From Business Insider

Russian internet trolls, paid by the Kremlin to spread false information on the internet, are behind a number of “highly coordinated (disinformation) campaigns” to deceive the American public.

It’s a brand of information warfare, known as “dezinformatsiya,” that has been used by the Russians since at least the Cold War. The disinformation campaigns are only one “active measure” tool used by Russian intelligence to “sow discord among,” and within, allies perceived hostile to Russia.

“An active measure is a time-honored KGB tactic for waging informational and psychological warfare,” Michael Weiss, a senior editor at The Daily Beast and editor-in-chief of The Interpreter — an online magazine that translates and analyzes political, social, and economic events inside the Russian Federation — wrote on Tuesday.

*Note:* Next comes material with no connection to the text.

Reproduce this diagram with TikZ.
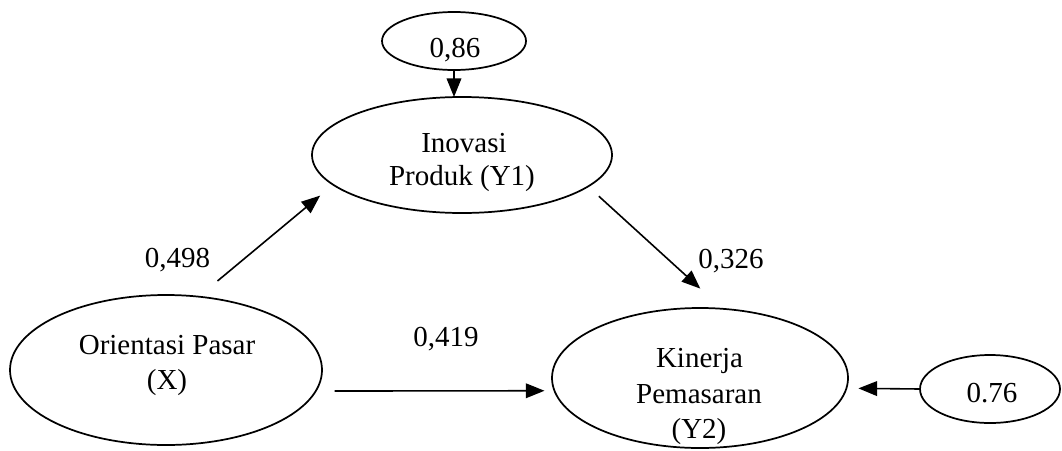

“It is designed, as retired KGB General Oleg Kalugin once defined it, ‘to drive wedges in the Western community alliances of all sorts, particularly NATO, to sow discord among allies, to weaken the United States in the eyes of the people in Europe, Asia, Africa, Latin America, and thus to prepare ground in case the war really occurs.’ The most common subcategory of active measures is dezinformatsiya, or disinformation: feverish, if believable lies cooked up by Moscow Centre and planted in friendly media outlets to make democratic nations look sinister.”

It is not surprising, then, that the Kremlin would pay internet trolls to pose as Trump supporters and build him up online. In fact, that would be the easy part.

From his interviews with former trolls employed by Russia, Chen gathered that the point of their jobs “was to weave propaganda seamlessly into what appeared to be the nonpolitical musings of an everyday person.”

“Russia’s information war might be thought of as the biggest trolling operation in history,” Chen wrote. “And its target is nothing less than the utility of the Internet as a democratic space.”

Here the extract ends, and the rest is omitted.